## begin DATA FOR THIS TASK
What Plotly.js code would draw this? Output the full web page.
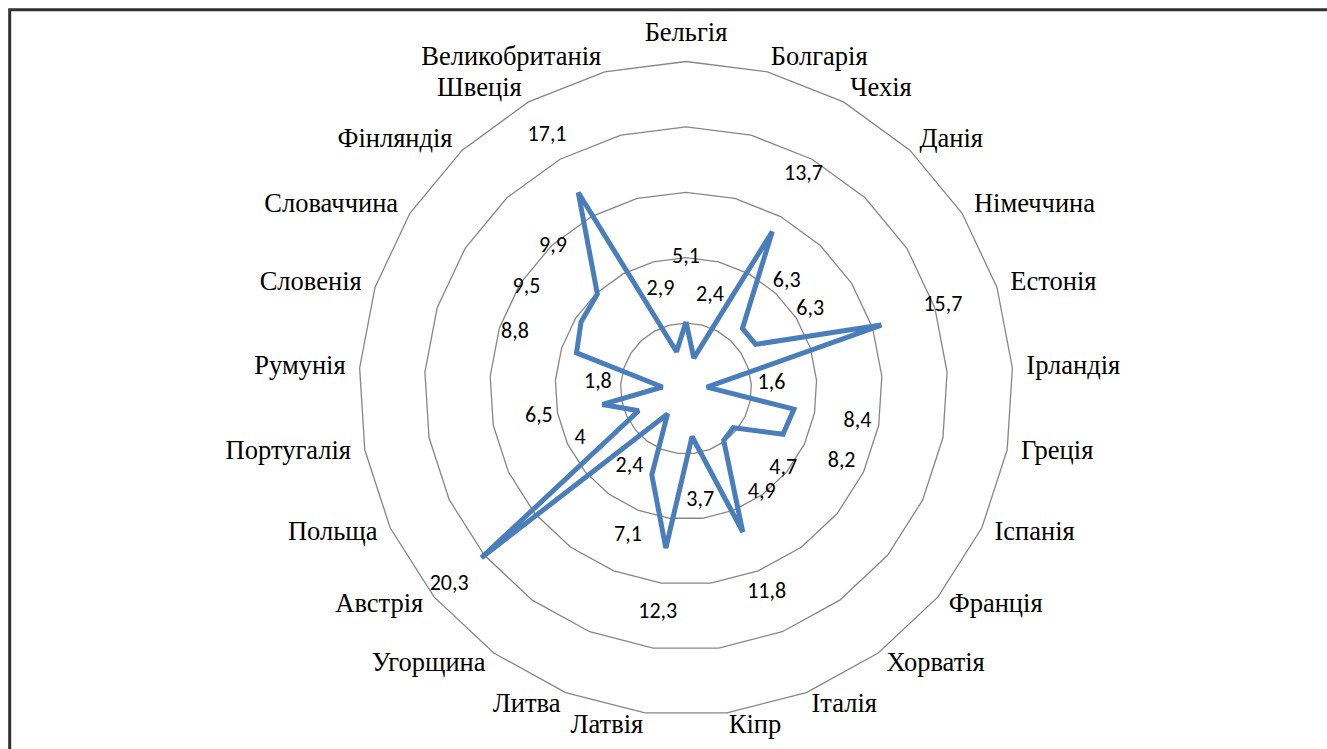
<!DOCTYPE html>
<html>
<head>
<meta charset="utf-8">
<script src="https://cdn.plot.ly/plotly-3.0.1.min.js"></script>
<style>
html,body{margin:0;padding:0;background:#fff;}
#chart{width:1327px;height:749px;}
</style>
</head>
<body>
<div id="chart"></div>
<script>
const countries = ["Бельгія","Болгарія","Чехія","Данія","Німеччина","Естонія","Ірландія","Греція","Іспанія","Франція","Хорватія","Італія","Кіпр","Латвія","Литва","Угорщина","Австрія","Польща","Португалія","Румунія","Словенія","Словаччина","Фінляндія","Швеція","Великобританія"];
const values = [5.1,2.4,13.7,6.3,6.3,15.7,1.6,8.4,8.2,4.7,4.9,11.8,3.7,12.3,7.1,2.4,20.3,4,6.5,1.8,8.8,9.5,9.9,17.1,2.9];
const gridValues = [5, 10, 15, 20, 25];
const valueLabels = values.map(v => String(v).replace('.', ','));
const rMax = 25;                // outer ring
const rRange = 27;              // axis range (room for category labels)
const labelOffset = 4.95;       // data-label distance beyond the point (axis units)
const labelMaxR = 23.5;         // data labels are kept inside the outer ring
const catLabelOffset = 1.07;    // category-label distance beyond the outer ring (axis units)

const n = countries.length;
const catPositions = countries.map((c, i) => {
  const ang = i * 360 / n;
  if (ang === 0) return 'top center';
  return ang < 180 ? 'middle right' : 'middle left';
});

// geometry of the polar area: centre and outer-ring radius in pixels
const W = 1327, H = 749, cx = 686, cy = 388.5, ringPx = 327;
const Rpx = ringPx * rRange / rMax;

const lineTrace = {
  type: 'scatterpolar',
  mode: 'lines',
  r: values.concat([values[0]]),
  theta: countries.concat([countries[0]]),
  line: {color: '#4a7ebb', width: 5, shape: 'linear'},
  hoverinfo: 'skip'
};
const textTrace = {
  type: 'scatterpolar',
  mode: 'text',
  r: values.map(v => Math.min(v + labelOffset, labelMaxR)),
  theta: countries,
  text: valueLabels,
  textposition: 'middle center',
  textfont: {family: 'Carlito, "Liberation Sans", Arial, sans-serif', size: 22, color: '#000'},
  cliponaxis: false,
  hoverinfo: 'skip'
};
const catTrace = {
  type: 'scatterpolar',
  mode: 'text',
  r: countries.map(() => rMax + catLabelOffset),
  theta: countries,
  text: countries,
  textposition: catPositions,
  textfont: {family: '"Liberation Serif", "Times New Roman", serif', size: 26.5, color: '#000'},
  cliponaxis: false,
  hoverinfo: 'skip'
};

const layout = {
  width: W, height: H,
  margin: {l: 0, r: 0, t: 0, b: 0},
  paper_bgcolor: '#fff',
  showlegend: false,
  hovermode: false,
  polar: {
    domain: {x: [(cx - Rpx) / W, (cx + Rpx) / W], y: [1 - (cy + Rpx) / H, 1 - (cy - Rpx) / H]},
    bgcolor: 'rgba(0,0,0,0)',
    gridshape: 'linear',
    radialaxis: {
      range: [0, rRange], tickmode: 'array', tickvals: gridValues,
      showticklabels: false, ticks: '', showline: false,
      gridcolor: '#868686', gridwidth: 1.3
    },
    angularaxis: {
      type: 'category',
      categoryarray: countries,
      rotation: 90, direction: 'clockwise',
      showgrid: false, ticks: '', showticklabels: false,
      showline: false
    }
  },
  shapes: [{
    type: 'rect', xref: 'paper', yref: 'paper',
    x0: 9.7/W, x1: 1.1, y0: -0.1, y1: 1 - 9.8/H,
    line: {color: '#303030', width: 3}
  }]
};

Plotly.newPlot('chart', [lineTrace, textTrace, catTrace], layout, {displayModeBar: false, staticPlot: true});
</script>
</body>
</html>
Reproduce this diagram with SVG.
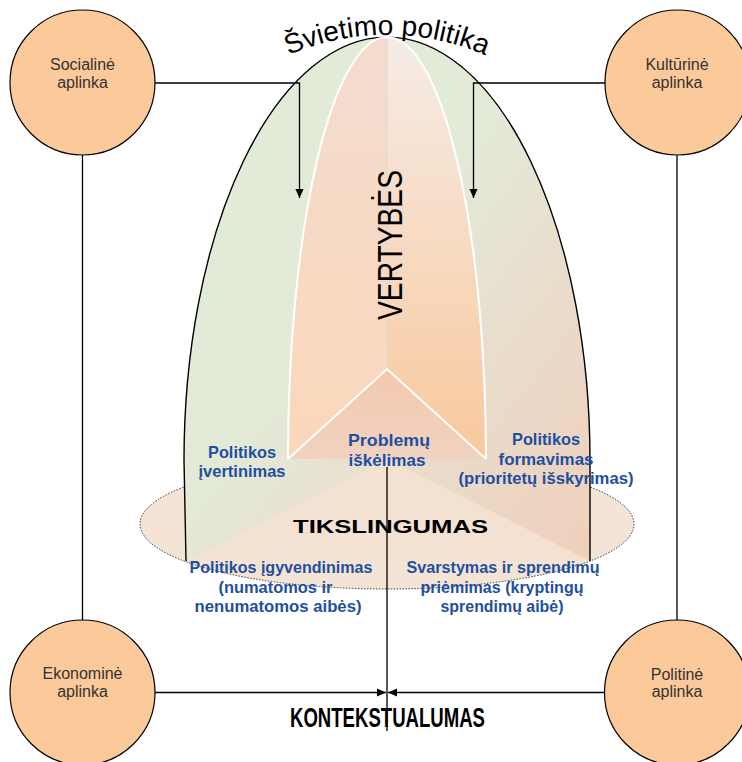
## end DATA FOR THIS TASK
Every record above should be transcribed exactly; the pictures stay out of the copy.

> [EXERCISE RESPONSE]:
What Plotly.js code would draw this? Output the full web page.
<!DOCTYPE html>
<html>
<head>
<meta charset="utf-8">
<script src="https://cdn.plot.ly/plotly-3.0.1.min.js"></script>
<style>
html,body{margin:0;padding:0;background:#fff;}
#chart{width:1327px;height:749px;}
</style>
</head>
<body>
<div id="chart"></div>
<script>
const countries = ["Бельгія","Болгарія","Чехія","Данія","Німеччина","Естонія","Ірландія","Греція","Іспанія","Франція","Хорватія","Італія","Кіпр","Латвія","Литва","Угорщина","Австрія","Польща","Португалія","Румунія","Словенія","Словаччина","Фінляндія","Швеція","Великобританія"];
const values = [5.1,2.4,13.7,6.3,6.3,15.7,1.6,8.4,8.2,4.7,4.9,11.8,3.7,12.3,7.1,2.4,20.3,4,6.5,1.8,8.8,9.5,9.9,17.1,2.9];
const gridValues = [5, 10, 15, 20, 25];
const valueLabels = values.map(v => String(v).replace('.', ','));
const rMax = 25;                // outer ring
const rRange = 27;              // axis range (room for category labels)
const labelOffset = 4.95;       // data-label distance beyond the point (axis units)
const labelMaxR = 23.5;         // data labels are kept inside the outer ring
const catLabelOffset = 1.07;    // category-label distance beyond the outer ring (axis units)

const n = countries.length;
const catPositions = countries.map((c, i) => {
  const ang = i * 360 / n;
  if (ang === 0) return 'top center';
  return ang < 180 ? 'middle right' : 'middle left';
});

// geometry of the polar area: centre and outer-ring radius in pixels
const W = 1327, H = 749, cx = 686, cy = 388.5, ringPx = 327;
const Rpx = ringPx * rRange / rMax;

const lineTrace = {
  type: 'scatterpolar',
  mode: 'lines',
  r: values.concat([values[0]]),
  theta: countries.concat([countries[0]]),
  line: {color: '#4a7ebb', width: 5, shape: 'linear'},
  hoverinfo: 'skip'
};
const textTrace = {
  type: 'scatterpolar',
  mode: 'text',
  r: values.map(v => Math.min(v + labelOffset, labelMaxR)),
  theta: countries,
  text: valueLabels,
  textposition: 'middle center',
  textfont: {family: 'Carlito, "Liberation Sans", Arial, sans-serif', size: 22, color: '#000'},
  cliponaxis: false,
  hoverinfo: 'skip'
};
const catTrace = {
  type: 'scatterpolar',
  mode: 'text',
  r: countries.map(() => rMax + catLabelOffset),
  theta: countries,
  text: countries,
  textposition: catPositions,
  textfont: {family: '"Liberation Serif", "Times New Roman", serif', size: 26.5, color: '#000'},
  cliponaxis: false,
  hoverinfo: 'skip'
};

const layout = {
  width: W, height: H,
  margin: {l: 0, r: 0, t: 0, b: 0},
  paper_bgcolor: '#fff',
  showlegend: false,
  hovermode: false,
  polar: {
    domain: {x: [(cx - Rpx) / W, (cx + Rpx) / W], y: [1 - (cy + Rpx) / H, 1 - (cy - Rpx) / H]},
    bgcolor: 'rgba(0,0,0,0)',
    gridshape: 'linear',
    radialaxis: {
      range: [0, rRange], tickmode: 'array', tickvals: gridValues,
      showticklabels: false, ticks: '', showline: false,
      gridcolor: '#868686', gridwidth: 1.3
    },
    angularaxis: {
      type: 'category',
      categoryarray: countries,
      rotation: 90, direction: 'clockwise',
      showgrid: false, ticks: '', showticklabels: false,
      showline: false
    }
  },
  shapes: [{
    type: 'rect', xref: 'paper', yref: 'paper',
    x0: 9.7/W, x1: 1.1, y0: -0.1, y1: 1 - 9.8/H,
    line: {color: '#303030', width: 3}
  }]
};

Plotly.newPlot('chart', [lineTrace, textTrace, catTrace], layout, {displayModeBar: false, staticPlot: true});
</script>
</body>
</html>
Reproduce this diagram with SVG.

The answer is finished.